[Begin GIVEN RECORDS]

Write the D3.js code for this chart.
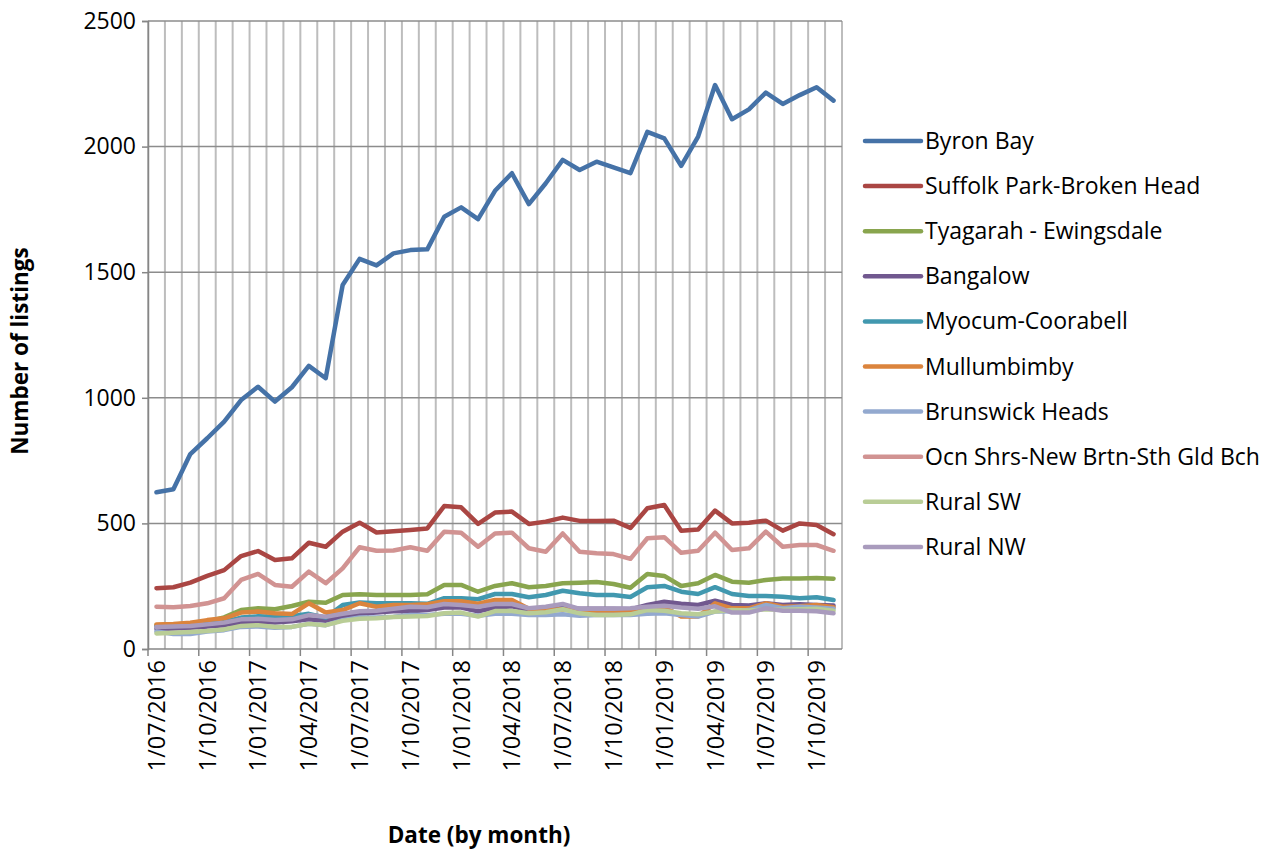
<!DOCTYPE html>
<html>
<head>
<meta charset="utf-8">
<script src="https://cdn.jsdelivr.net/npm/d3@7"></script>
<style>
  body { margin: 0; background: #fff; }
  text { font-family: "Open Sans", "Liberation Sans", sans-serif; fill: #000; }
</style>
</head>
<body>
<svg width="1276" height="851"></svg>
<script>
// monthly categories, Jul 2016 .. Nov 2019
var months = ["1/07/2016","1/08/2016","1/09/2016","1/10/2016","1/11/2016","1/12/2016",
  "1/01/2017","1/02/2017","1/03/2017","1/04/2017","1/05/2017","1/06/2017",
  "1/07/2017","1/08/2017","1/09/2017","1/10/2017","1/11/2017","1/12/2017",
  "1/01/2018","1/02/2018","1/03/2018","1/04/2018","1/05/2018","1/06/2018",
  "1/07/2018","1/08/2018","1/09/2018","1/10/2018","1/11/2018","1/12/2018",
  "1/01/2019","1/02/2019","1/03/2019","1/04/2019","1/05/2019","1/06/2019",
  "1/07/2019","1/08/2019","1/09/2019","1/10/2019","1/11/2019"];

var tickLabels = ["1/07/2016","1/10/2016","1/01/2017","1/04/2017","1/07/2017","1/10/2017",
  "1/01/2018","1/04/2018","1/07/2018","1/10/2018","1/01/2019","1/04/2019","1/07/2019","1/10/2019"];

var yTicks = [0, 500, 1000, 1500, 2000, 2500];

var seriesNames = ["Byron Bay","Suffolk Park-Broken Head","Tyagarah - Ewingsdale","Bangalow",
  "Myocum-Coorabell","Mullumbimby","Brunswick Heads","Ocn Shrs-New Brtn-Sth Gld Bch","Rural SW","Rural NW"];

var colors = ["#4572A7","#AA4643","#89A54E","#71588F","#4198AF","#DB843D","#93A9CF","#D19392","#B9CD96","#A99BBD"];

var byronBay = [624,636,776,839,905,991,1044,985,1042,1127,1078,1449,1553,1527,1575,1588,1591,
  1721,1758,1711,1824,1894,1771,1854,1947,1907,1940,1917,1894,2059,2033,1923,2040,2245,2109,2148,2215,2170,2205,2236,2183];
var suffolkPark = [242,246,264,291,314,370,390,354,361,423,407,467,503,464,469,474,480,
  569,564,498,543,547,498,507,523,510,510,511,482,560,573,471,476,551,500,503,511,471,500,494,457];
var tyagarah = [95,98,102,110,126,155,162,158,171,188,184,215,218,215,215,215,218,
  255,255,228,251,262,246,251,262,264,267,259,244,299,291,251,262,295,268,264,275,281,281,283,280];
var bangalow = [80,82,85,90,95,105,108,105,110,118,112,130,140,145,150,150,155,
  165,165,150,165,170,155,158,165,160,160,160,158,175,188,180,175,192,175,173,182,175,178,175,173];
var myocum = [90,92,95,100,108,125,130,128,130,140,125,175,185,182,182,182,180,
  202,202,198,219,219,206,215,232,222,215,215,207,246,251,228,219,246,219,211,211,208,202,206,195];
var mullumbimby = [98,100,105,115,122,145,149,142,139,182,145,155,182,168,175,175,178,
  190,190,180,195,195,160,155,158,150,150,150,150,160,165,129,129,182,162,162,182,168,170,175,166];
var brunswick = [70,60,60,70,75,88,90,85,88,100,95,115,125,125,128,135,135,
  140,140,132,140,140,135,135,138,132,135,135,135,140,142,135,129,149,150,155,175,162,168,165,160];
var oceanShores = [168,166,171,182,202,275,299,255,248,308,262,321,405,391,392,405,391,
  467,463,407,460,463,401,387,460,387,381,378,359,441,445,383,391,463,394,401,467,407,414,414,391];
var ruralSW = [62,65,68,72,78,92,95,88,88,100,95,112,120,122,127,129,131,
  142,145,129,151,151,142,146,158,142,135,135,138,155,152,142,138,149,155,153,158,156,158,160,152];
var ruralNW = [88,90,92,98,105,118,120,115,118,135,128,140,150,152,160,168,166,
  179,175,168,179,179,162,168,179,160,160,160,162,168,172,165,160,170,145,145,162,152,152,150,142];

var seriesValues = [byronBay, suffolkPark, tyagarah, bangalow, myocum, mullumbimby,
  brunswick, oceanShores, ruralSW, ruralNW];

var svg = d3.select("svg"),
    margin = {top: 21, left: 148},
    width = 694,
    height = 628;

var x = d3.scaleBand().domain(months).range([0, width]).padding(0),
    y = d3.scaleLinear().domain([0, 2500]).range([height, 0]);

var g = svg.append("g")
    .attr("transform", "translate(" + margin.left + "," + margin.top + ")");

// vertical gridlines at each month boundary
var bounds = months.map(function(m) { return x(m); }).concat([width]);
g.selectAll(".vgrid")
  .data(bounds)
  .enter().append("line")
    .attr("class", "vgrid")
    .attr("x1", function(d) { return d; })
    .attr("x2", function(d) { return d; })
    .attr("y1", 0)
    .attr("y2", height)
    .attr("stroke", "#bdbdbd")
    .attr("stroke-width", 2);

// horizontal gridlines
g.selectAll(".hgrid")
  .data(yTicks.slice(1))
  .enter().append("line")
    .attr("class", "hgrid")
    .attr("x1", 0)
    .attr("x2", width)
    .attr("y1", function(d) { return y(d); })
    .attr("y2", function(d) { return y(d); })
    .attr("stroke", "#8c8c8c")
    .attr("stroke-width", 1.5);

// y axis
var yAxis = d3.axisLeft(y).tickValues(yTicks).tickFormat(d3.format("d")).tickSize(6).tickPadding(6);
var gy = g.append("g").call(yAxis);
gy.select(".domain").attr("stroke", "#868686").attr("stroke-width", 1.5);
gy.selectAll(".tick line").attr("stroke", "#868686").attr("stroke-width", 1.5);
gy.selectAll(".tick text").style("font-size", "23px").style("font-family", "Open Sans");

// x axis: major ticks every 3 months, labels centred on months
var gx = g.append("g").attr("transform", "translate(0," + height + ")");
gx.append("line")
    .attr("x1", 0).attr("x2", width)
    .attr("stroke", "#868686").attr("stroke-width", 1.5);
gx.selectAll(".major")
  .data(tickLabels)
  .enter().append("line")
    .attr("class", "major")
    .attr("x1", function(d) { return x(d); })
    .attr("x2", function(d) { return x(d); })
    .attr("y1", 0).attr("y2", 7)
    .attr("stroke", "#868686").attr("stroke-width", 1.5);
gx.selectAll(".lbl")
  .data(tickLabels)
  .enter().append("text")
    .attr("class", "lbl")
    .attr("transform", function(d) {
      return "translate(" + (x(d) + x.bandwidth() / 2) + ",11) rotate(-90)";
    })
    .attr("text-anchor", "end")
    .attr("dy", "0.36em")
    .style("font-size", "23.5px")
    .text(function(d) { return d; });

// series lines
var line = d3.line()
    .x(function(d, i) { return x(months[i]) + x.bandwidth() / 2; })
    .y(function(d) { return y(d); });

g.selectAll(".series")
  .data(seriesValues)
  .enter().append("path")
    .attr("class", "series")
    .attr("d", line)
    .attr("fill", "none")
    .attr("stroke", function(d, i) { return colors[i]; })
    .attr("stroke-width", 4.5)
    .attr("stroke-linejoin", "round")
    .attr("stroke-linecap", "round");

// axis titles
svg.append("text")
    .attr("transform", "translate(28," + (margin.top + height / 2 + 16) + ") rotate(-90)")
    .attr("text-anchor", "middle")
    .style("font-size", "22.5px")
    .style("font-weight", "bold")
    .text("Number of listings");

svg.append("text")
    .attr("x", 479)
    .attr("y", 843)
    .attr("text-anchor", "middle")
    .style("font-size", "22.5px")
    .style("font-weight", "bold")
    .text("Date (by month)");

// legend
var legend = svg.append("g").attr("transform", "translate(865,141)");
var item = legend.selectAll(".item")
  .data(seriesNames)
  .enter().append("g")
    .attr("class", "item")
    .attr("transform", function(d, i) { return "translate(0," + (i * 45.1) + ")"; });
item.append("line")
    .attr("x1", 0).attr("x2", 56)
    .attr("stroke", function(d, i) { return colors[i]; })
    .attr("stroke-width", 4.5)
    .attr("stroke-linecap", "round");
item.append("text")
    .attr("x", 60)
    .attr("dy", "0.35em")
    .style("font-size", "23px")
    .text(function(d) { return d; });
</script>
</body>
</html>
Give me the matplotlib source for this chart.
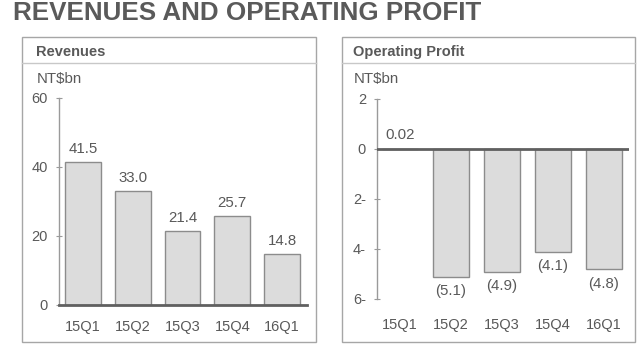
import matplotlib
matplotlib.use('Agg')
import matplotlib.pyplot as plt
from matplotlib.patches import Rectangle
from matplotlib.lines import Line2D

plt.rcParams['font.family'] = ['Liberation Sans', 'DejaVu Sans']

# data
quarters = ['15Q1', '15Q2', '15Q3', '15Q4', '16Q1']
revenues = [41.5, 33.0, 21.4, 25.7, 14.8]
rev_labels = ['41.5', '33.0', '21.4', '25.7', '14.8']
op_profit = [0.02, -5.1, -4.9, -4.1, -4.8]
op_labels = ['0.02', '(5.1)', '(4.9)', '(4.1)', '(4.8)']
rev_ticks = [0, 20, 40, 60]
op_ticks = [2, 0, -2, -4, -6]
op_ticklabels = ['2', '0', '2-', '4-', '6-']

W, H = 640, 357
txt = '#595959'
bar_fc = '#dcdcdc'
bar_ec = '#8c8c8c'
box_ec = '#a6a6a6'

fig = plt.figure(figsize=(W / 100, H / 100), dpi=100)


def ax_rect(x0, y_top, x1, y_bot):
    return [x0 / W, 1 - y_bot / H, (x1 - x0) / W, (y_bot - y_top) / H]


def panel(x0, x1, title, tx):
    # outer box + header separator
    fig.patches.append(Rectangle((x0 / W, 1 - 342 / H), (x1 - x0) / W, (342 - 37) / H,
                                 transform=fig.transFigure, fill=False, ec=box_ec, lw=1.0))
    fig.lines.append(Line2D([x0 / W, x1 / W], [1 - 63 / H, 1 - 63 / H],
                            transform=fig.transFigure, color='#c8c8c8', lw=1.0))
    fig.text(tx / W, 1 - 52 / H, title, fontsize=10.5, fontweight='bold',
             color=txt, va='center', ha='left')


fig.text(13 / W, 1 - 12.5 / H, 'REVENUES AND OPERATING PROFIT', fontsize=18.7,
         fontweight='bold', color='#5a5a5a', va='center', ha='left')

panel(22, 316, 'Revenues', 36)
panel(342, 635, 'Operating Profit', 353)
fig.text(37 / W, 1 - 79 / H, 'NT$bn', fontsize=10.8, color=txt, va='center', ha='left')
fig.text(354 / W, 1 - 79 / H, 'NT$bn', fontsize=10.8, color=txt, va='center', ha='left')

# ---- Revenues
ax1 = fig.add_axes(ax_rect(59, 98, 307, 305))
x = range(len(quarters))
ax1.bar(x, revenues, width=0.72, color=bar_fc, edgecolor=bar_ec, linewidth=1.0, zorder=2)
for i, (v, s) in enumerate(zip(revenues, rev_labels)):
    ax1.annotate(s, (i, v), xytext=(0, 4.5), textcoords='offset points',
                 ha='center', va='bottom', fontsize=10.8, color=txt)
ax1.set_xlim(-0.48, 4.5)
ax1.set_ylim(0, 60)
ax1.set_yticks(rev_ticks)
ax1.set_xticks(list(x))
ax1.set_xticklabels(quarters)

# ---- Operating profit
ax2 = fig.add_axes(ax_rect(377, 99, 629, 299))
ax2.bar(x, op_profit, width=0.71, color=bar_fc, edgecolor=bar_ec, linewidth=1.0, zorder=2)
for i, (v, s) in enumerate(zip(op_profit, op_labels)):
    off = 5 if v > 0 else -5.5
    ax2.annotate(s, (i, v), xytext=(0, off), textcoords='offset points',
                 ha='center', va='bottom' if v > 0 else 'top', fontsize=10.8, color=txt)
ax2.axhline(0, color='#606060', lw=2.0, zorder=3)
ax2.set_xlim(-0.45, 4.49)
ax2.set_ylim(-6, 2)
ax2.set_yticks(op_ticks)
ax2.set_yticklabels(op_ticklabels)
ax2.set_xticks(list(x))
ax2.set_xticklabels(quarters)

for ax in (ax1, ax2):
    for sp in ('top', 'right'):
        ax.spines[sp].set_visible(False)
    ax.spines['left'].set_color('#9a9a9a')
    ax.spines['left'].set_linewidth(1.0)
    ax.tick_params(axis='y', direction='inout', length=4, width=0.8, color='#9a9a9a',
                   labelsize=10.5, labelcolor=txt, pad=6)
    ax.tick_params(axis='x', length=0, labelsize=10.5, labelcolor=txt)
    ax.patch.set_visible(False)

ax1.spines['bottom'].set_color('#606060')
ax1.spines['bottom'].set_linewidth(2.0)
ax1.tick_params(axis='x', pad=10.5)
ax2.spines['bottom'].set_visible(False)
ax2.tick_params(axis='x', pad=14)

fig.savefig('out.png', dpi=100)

[End GIVEN RECORDS]

Of the lines in the listing, how many hold the word "chart"? Nothing but the number is needed.

● **COMPLETE OUTPUT**:
2